The same words that were used against the students before their disappearance –rebels, vandals, criminals– are used today in the commercial media against those who protest their disappearance. Solidarity between intellectuals is turning more difficult and more necessary. However, as spokesmen, journalists, writers, and academics distance themselves from the protests’ violence, more and more workers gather at its base. Several important unions have formally joined the movement. People who do not usually get involved in politics, even conservatives, defend the very same actions that the “opinion leaders” condemn.  The hairdresser begins by talking about her economic problems but ends up speaking about “the boys from Guerrero”. The taxi driver, after hours of enduring a traffic jam caused by the protesters blocking a street, explains: “It is about the boys”, and then remains respectfully silent.
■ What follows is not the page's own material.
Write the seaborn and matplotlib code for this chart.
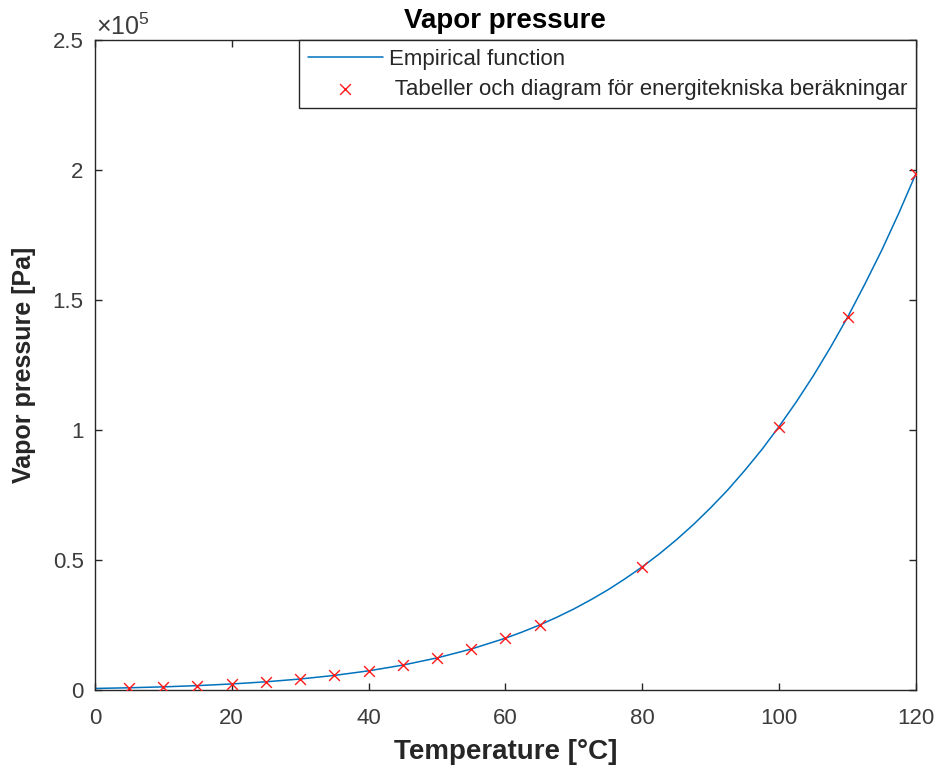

A couple of women sitting next to me at the movies are outraged about a government ad and shout: “We didn’t pay to listen to their lies!”

So again, as so often in the last eight years, fellow citizens are dead. Sadly, this is not news anymore. Why did this particular case detonate the protest? Perhaps because these were not just any kind of citizens. They were young boys fighting for the poor and trying to get a better education for them. They were not accidentally murdered, they did not refuse to pay extortion, they were not trespassing, and they did not belong to a cartel. They were murdered because they defied the fundamental state policy in educative and social terms. And, deep down, everybody in Mexico knows this. The intuition is spreading: the police of the rich killed the sons of the poor because they were defending the poor. All of them.